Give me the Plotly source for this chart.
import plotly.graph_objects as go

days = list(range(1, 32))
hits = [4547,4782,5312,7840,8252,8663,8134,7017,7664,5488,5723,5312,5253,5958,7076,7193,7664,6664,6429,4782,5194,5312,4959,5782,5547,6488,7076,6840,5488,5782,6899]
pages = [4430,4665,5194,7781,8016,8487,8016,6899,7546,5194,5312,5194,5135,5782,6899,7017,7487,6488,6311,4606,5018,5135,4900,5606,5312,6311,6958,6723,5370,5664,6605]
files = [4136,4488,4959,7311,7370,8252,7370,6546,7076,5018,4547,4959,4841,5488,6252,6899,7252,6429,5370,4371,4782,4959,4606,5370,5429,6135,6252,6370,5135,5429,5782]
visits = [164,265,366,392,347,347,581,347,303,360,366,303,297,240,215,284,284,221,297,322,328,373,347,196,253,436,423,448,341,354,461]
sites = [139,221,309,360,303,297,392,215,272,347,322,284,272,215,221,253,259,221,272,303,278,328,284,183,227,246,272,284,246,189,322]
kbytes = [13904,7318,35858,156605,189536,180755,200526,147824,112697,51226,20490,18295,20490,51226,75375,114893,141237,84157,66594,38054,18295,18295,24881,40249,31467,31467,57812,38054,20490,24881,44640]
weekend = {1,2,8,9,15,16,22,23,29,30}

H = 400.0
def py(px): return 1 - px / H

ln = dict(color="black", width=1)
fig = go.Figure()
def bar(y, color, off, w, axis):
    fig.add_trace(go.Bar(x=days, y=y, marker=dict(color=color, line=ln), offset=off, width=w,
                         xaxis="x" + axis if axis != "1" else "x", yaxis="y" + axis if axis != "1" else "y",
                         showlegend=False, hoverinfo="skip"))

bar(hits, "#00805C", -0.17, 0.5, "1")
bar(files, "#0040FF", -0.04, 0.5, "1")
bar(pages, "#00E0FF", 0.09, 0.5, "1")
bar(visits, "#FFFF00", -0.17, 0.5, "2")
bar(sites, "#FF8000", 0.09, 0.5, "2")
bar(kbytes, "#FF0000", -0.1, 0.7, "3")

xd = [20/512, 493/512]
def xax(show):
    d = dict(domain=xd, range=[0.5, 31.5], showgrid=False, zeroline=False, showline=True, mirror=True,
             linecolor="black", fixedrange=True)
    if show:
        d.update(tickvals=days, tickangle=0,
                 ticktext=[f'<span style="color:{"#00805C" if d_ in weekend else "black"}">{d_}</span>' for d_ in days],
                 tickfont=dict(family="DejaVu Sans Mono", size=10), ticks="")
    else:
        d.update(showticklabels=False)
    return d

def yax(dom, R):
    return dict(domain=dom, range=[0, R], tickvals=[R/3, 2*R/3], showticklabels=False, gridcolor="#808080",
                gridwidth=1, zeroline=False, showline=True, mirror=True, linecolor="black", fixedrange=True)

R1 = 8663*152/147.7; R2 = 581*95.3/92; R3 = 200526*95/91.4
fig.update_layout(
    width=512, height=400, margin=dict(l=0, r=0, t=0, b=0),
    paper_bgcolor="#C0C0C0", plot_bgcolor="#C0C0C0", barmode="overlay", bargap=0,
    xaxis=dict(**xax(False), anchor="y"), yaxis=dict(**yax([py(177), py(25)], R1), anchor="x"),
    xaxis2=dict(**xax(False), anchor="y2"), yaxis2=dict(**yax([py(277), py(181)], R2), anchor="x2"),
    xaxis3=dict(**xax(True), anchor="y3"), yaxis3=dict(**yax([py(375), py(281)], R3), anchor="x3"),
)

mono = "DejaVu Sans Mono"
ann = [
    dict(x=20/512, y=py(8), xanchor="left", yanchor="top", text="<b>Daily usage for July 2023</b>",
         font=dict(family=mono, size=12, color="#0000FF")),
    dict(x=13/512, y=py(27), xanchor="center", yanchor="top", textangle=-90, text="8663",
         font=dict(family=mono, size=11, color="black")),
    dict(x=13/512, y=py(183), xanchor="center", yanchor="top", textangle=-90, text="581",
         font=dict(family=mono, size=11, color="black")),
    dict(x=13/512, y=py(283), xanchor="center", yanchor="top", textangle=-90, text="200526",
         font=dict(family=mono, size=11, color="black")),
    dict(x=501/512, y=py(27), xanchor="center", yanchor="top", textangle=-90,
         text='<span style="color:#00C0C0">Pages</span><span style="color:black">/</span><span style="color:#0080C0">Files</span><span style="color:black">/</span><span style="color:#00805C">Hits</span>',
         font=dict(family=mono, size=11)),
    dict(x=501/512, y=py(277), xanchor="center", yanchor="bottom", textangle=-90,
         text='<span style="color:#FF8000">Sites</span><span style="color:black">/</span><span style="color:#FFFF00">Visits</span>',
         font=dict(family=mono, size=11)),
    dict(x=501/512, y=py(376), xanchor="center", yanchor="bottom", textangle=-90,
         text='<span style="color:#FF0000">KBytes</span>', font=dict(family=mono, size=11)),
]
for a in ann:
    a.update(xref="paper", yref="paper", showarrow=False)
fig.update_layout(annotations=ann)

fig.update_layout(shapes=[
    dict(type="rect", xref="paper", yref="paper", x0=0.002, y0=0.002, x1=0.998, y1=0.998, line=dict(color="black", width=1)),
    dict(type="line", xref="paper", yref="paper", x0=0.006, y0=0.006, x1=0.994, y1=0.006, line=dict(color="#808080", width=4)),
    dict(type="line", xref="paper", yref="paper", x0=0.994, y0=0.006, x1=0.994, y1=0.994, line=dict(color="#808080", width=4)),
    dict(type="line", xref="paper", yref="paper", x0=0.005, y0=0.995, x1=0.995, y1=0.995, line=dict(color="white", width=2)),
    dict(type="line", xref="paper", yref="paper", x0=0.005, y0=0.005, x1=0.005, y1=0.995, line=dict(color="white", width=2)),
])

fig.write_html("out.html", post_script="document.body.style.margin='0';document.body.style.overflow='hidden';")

#### WHAT TO DO
Reproduce exactly, please, only the lines from the start of the data above to the line that contains "import plotly.graph_objects as go", with both ends kept.

#### SOLUTION
Give me the Plotly source for this chart.
import plotly.graph_objects as go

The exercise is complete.